Heart Thames Valley

Reading; England;
- Broadcast area: Berkshire, Oxfordshire, north Hampshire and parts of west Buckinghamshire
- Frequencies: FM: 97.0 (Reading); 97.4 (Banbury and Brackley); 102.6 (Oxford, Bicester, Didcot, Abingdon, Finstock, Shipton-under-Wychwood, Radley, Buckingham, Islip, Charlbury, Tackley, Ascott-under-Wychwood, Combe, Appleford-on-Thames, Kingham, Culham, Heyford, Hanborough, Cholsey, Wallington, Goring-on-Thames, Shiplake, Streatley, King's Sutton, Pangbourne, Tilehurst, Faringdon, Stonesfield, Chipping Norton, Eynsham, Winnersh. Mortimer, Saunderton, Wokingham, Princes Risborough, Sheepwash Channel, Burford, Woodstock, Wallingford, Thame, Bampton, Wantage, Minster Lovell, and Witney); 102.9 (Basingstoke, Streatley and Whitchurch); 103.4 (Henley-on-Thames) DAB: 10B (Oxfordshire) 12D (Reading and Basingstoke);
- Branding: This is Heart

Programming
- Format: Adult Contemporary

Ownership
- Owner: Global

History
- First air date: 9 July 2010
- Last air date: 3 June 2019

Links
- Website: Heart Thames Valley

= Heart Thames Valley =

Heart Thames Valley was a local radio station owned and operated by Global Radio as part of the Heart network. It broadcast to Berkshire, Oxfordshire, north Hampshire and parts of west Buckinghamshire from studios in Reading, southern England.

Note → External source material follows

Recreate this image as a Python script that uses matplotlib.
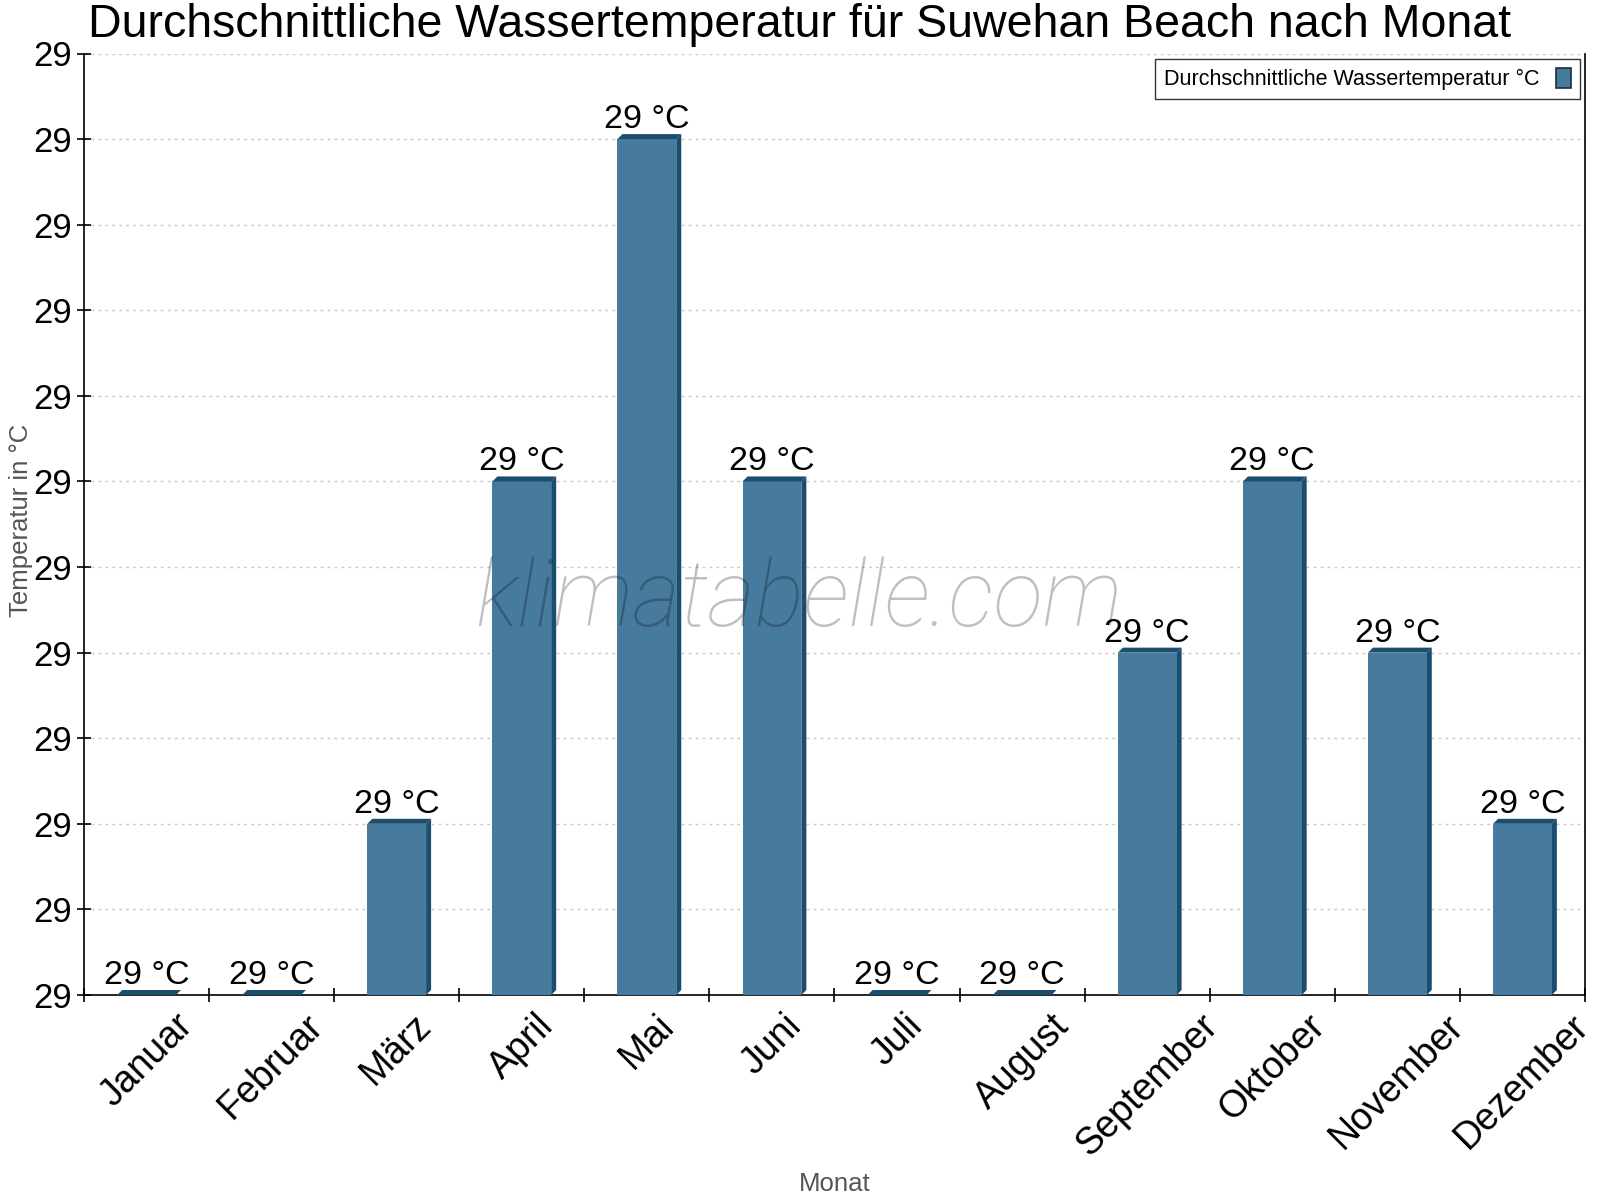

The station was formed as a result of a merger between Heart Oxfordshire (formerly Fox FM) and Heart Berkshire (formerly 2-Ten FM).

==History==

The station originally broadcast as two separate stations. Fox FM served Oxfordshire and West Buckinghamshire and was latterly owned by Capital Radio. Radio 210, later 2-Ten FM, served Berkshire and North Hampshire and was eventually acquired by the GWR Group forming part of GWR's Mix Network. This later merged with Capital's equivalent Capital FM network (comprising the former Invicta FM, the former Southern FM, BRMB, Red Dragon FM and the former Power FM) to form The One Network, after the GWR Group plc and Capital Radio Group plc merged in May 2005. Global Radio acquired GCap Media in 2008 and rebranded most of the One Network stations to Heart, in phases by area, from January 2009.

On 21 June 2010, Global Radio announced it would merge the Oxford and Reading stations as part of plans to reduce the Heart network of stations from 33 to 16. The new station began broadcasting from Reading on Friday 9 July 2010, leading to the closure of studios in Oxford.

The stations still carried local advertising and travel bulletins, and accordingly were sub-branded as "Heart Thames Valley for Oxfordshire" and "Heart Thames Valley for Berkshire and NW Hampshire".

===Station merger===
On 26 February 2019, Global announced Heart Thames Valley would be merged with three sister stations in Hampshire and Dorset, Kent and Sussex and Surrey.

From 3 June 2019, local output will consist of a three-hour regional Drivetime show on weekdays, alongside localised news bulletins, traffic updates and advertising.

Heart Thames Valley ceased local programming on 31 May 2019, although the station's Reading studios were retained as offices for newsgathering and sales. Local breakfast and weekend shows were replaced with network programming from London.

Heart South began broadcasting regional programming on 3 June 2019.